The Extraordinary Synod on the Family that just concluded has prompted me to reread Judge John T. Noonan's wonderful book A Church That Can and Cannot Change. Here's the gist, as summarized by Amazon:
Using concrete examples, John T. Noonan, Jr., demonstrates that the moral teaching of the Catholic Church has changed and continues to change without abandoning its foundational commitment to the Gospel of Jesus Christ.
Specifically, Noonan looks at the profound changes that have occurred over the centuries in Catholic moral teaching on freedom of conscience, lending for a profit, and slavery. He also offers a close examination of the change now in progress concerning divorce.
In these changes, Noonan perceives the Catholic Church to be a vigorous, living organism, answering new questions with new answers, and enlarging the capacity of believers to learn through experience and empathy what love demands. He contends that the impetus to change comes from a variety of sources, including prayer, meditation on Scripture, new theological insights and analyses, the evolution of human institutions, and the examples and instruction given by persons of good will.
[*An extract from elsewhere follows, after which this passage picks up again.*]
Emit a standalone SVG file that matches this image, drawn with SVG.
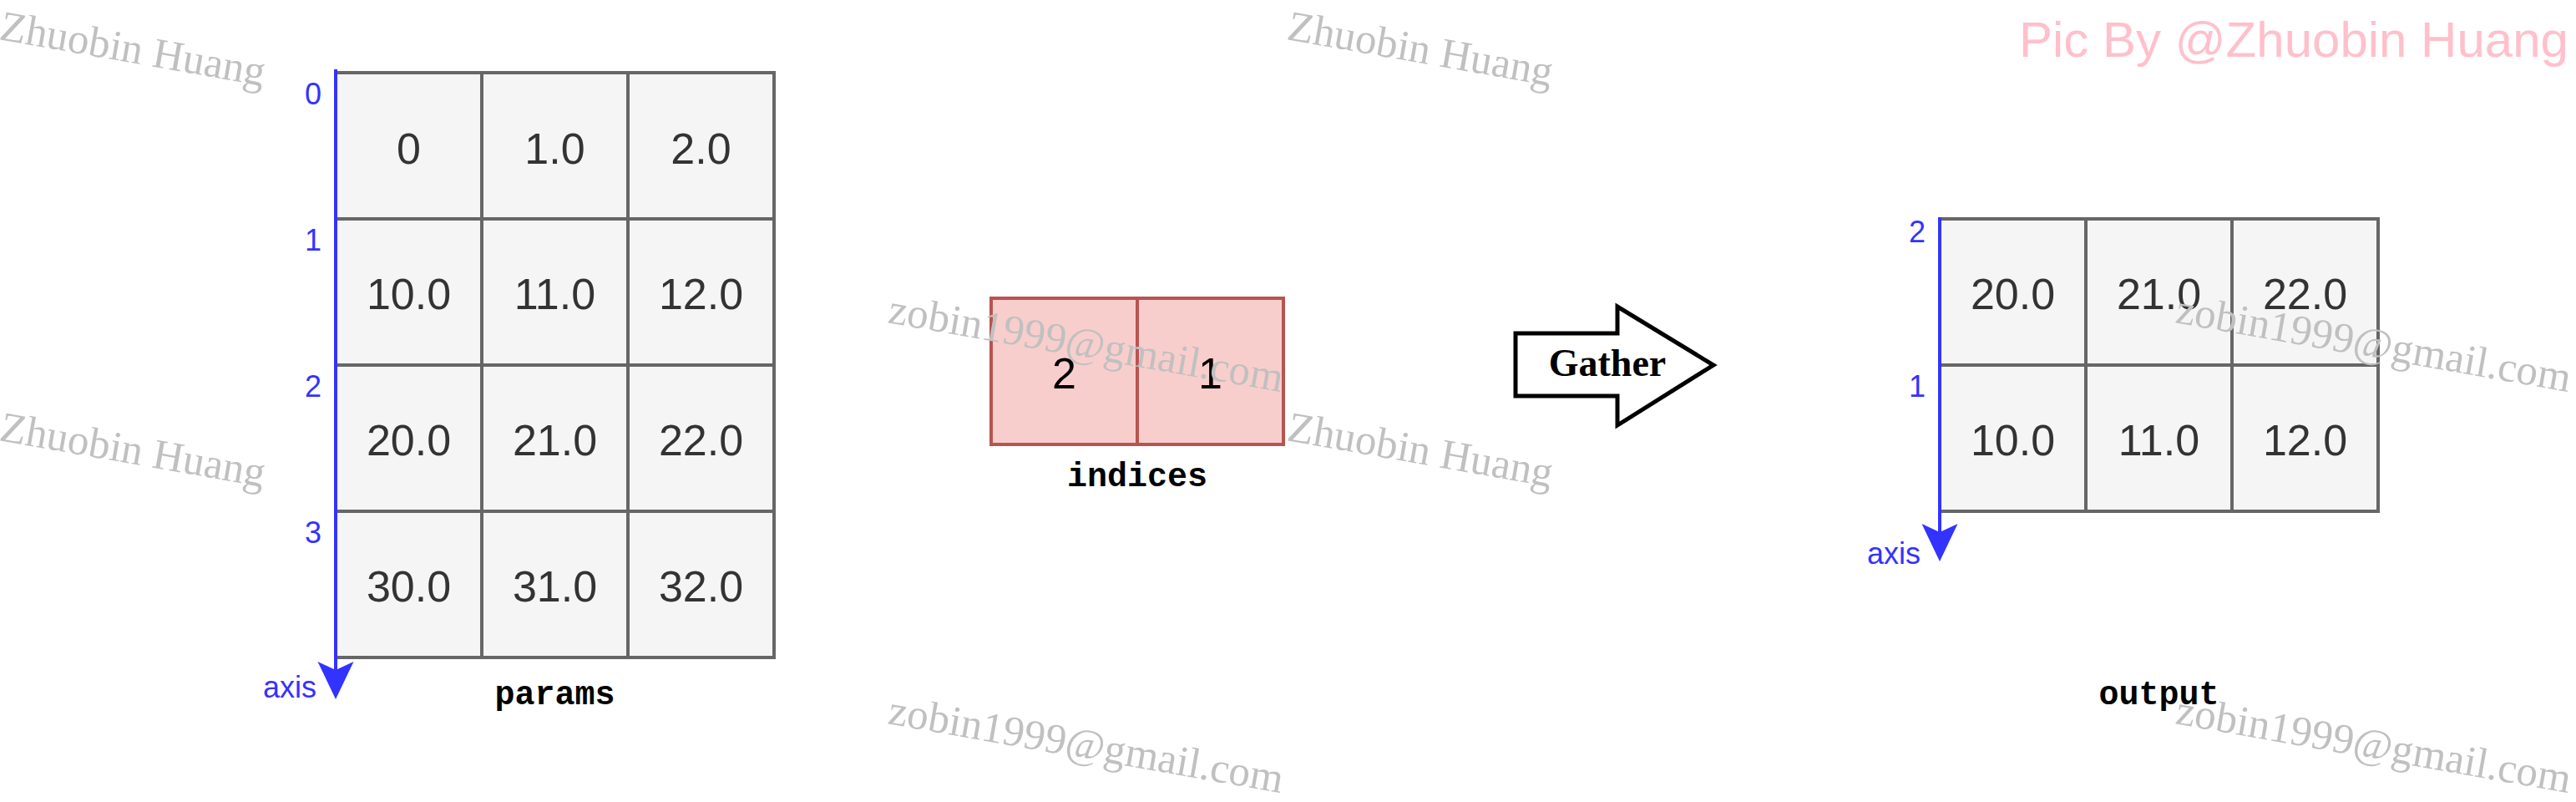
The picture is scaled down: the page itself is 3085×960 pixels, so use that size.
<svg xmlns="http://www.w3.org/2000/svg" width="3085" height="960" viewBox="0 0 3085 960">
<style>
.cell{fill:#f5f5f5;stroke:#666666;stroke-width:4}
.idx{fill:#f8cecc;stroke:#b85450;stroke-width:4}
.val{font-family:"Liberation Sans",Arial,sans-serif;font-size:52px;fill:#333333;text-anchor:middle}
.ival{font-family:"Liberation Sans",Arial,sans-serif;font-size:52px;fill:#000000;text-anchor:middle}
.ax{stroke:#3333ff;stroke-width:4;fill:none}
.axl{font-family:"Liberation Sans",Arial,sans-serif;font-size:36px;fill:#3333ff}
.lbl{font-family:"Liberation Mono","Courier New",monospace;font-weight:bold;font-size:40px;fill:#000000;text-anchor:middle}
.wm{font-family:"Liberation Serif","Times New Roman",serif;font-size:51px;fill:#c0c0c0}
.pic{font-family:"Liberation Sans",Arial,sans-serif;font-size:60px;fill:#ffc0cb}
</style>
<defs>
<marker id="ah" markerUnits="userSpaceOnUse" viewBox="0 0 46 44" markerWidth="46" markerHeight="44" refX="10" refY="22" orient="auto">
<path d="M0,0.5 L45,22 L0,43.5 L10,22 Z" fill="#3333ff"/>
</marker>
</defs>

<g id="params">
<rect class="cell" x="402" y="87" width="175" height="175"/>
<rect class="cell" x="577" y="87" width="175" height="175"/>
<rect class="cell" x="752" y="87" width="175" height="175"/>
<rect class="cell" x="402" y="262" width="175" height="175"/>
<rect class="cell" x="577" y="262" width="175" height="175"/>
<rect class="cell" x="752" y="262" width="175" height="175"/>
<rect class="cell" x="402" y="437" width="175" height="175"/>
<rect class="cell" x="577" y="437" width="175" height="175"/>
<rect class="cell" x="752" y="437" width="175" height="175"/>
<rect class="cell" x="402" y="612" width="175" height="175"/>
<rect class="cell" x="577" y="612" width="175" height="175"/>
<rect class="cell" x="752" y="612" width="175" height="175"/>
<text class="val" x="489.5" y="196">0</text>
<text class="val" x="664.5" y="196">1.0</text>
<text class="val" x="839.5" y="196">2.0</text>
<text class="val" x="489.5" y="370">10.0</text>
<text class="val" x="664.5" y="370">11.0</text>
<text class="val" x="839.5" y="370">12.0</text>
<text class="val" x="489.5" y="545">20.0</text>
<text class="val" x="664.5" y="545">21.0</text>
<text class="val" x="839.5" y="545">22.0</text>
<text class="val" x="489.5" y="720">30.0</text>
<text class="val" x="664.5" y="720">31.0</text>
<text class="val" x="839.5" y="720">32.0</text>
<text class="lbl" x="664.5" y="843">params</text>
</g>

<g id="params-axis">
<text class="axl" x="375" y="125" text-anchor="middle">0</text>
<text class="axl" x="375" y="300" text-anchor="middle">1</text>
<text class="axl" x="375" y="475" text-anchor="middle">2</text>
<text class="axl" x="375" y="650" text-anchor="middle">3</text>
<text class="axl" x="379" y="835" text-anchor="end">axis</text>
</g>

<g id="indices">
<rect class="idx" x="1187" y="357" width="175" height="175"/>
<rect class="idx" x="1362" y="357" width="175" height="175"/>
<text class="ival" x="1274.5" y="465">2</text>
<text class="ival" x="1449.5" y="465">1</text>
<text class="lbl" x="1362" y="582">indices</text>
</g>

<g id="gather">
<polygon points="1815,399 1937,399 1937,367 2052,437 1937,509 1937,474 1815,474" fill="#ffffff" stroke="#000000" stroke-width="5"/>
<text x="1925" y="450" text-anchor="middle" font-family="'Liberation Serif','Times New Roman',serif" font-weight="bold" font-size="46">Gather</text>
</g>

<g id="output">
<rect class="cell" x="2323" y="262" width="175" height="175"/>
<rect class="cell" x="2498" y="262" width="175" height="175"/>
<rect class="cell" x="2673" y="262" width="175" height="175"/>
<rect class="cell" x="2323" y="437" width="175" height="175"/>
<rect class="cell" x="2498" y="437" width="175" height="175"/>
<rect class="cell" x="2673" y="437" width="175" height="175"/>
<text class="val" x="2410.5" y="370">20.0</text>
<text class="val" x="2585.5" y="370">21.0</text>
<text class="val" x="2760.5" y="370">22.0</text>
<text class="val" x="2410.5" y="545">10.0</text>
<text class="val" x="2585.5" y="545">11.0</text>
<text class="val" x="2760.5" y="545">12.0</text>
<text class="lbl" x="2585.5" y="843">output</text>
</g>

<g id="output-axis">
<text class="axl" x="2296" y="290" text-anchor="middle">2</text>
<text class="axl" x="2296" y="475" text-anchor="middle">1</text>
<text class="axl" x="2300" y="675" text-anchor="end">axis</text>
</g>

<g id="connectors">
<line class="ax" x1="402" y1="83" x2="402" y2="802" marker-end="url(#ah)"/>
<line class="ax" x1="2323" y1="260" x2="2323" y2="637" marker-end="url(#ah)"/>
</g>

<g id="watermarks">
<text class="wm" transform="translate(-2,47) rotate(10)">Zhuobin Huang</text>
<text class="wm" transform="translate(1540,47) rotate(10)">Zhuobin Huang</text>
<text class="wm" transform="translate(-2,527) rotate(10)">Zhuobin Huang</text>
<text class="wm" transform="translate(1540,527) rotate(10)">Zhuobin Huang</text>
<text class="wm" transform="translate(1062,386) rotate(10)">zobin1999@gmail.com</text>
<text class="wm" transform="translate(2604,386) rotate(10)">zobin1999@gmail.com</text>
<text class="wm" transform="translate(1062,866) rotate(10)">zobin1999@gmail.com</text>
<text class="wm" transform="translate(2604,866) rotate(10)">zobin1999@gmail.com</text>
<text class="pic" x="2418" y="68">Pic By @Zhuobin Huang</text>
</g>
</svg>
Noonan also states that the Church cannot change its commitment to preaching the Gospel of Jesus Christ. Given this absolute, how can the moral teaching of the Church change? Noonan finds this question unanswerable when asked in the abstract. But in the context of the specific facts and events he discusses in this book, an answer becomes clear. As our capacity to grasp the Gospel grows, so too, our understanding and compassion, which give life to the Gospel commandments of love, grow.
Noonan is a brilliant judge and lawyer and deploys his considerable skills as an advocate to great effect here. But he's not neutral. He has an axe to grind and does so at length. So while I recommend it very highly, I also recommend reading some of his critics. Avery Cardinal Dulle's review at First Things would be a good place to start. After reviewing each of the doctrines Noonan claims have evolved, Dulles concludes that:
Noonan has written a stimulating book dealing with questions of great importance. He shows himself to be knowledgeable about the history of the four problems here treated. He brings to bear many of the skills of a historian, a civil lawyer, a canon lawyer, and to some degree those of a theologian. Anyone who wishes to question Noonan’s conclusions must at least take account of the facts he has unearthed. He renders no small service in presenting the most powerful objections against continuity that can be raised.
The reader should be warned, however, that Noonan manipulates the evidence to make it seem to favor his own preconceived conclusions. For some reason, he is intent on finding discontinuity” but he fails to establish that the Church has reversed her teaching in any of the four areas he examines.
Arthur Hippler's review would also reward study.
Lastly, one might ponder Cardinal Dolan's recent observation that:
A synod by its nature can hardly change the Church’s teaching. We Catholics pledge allegiance to what is called a “revealed religion” (so do Jews, other Christians, and Moslems). That simply means that we believe that God has told us (“revealed”) certain things about Himself and ourselves through the Bible, through our own nature, especially through His Son, all celebrated and taught by His Church. ...
Anyone who thought this synod could change that has not read Catholicism for Dummies. The Church does not change God’s revelation, but attempts to change us so we can live it.
Does Church teaching evolve? Adapt? It's an important and fascinating debate. Noonan and his critics provide plenty of food for thought.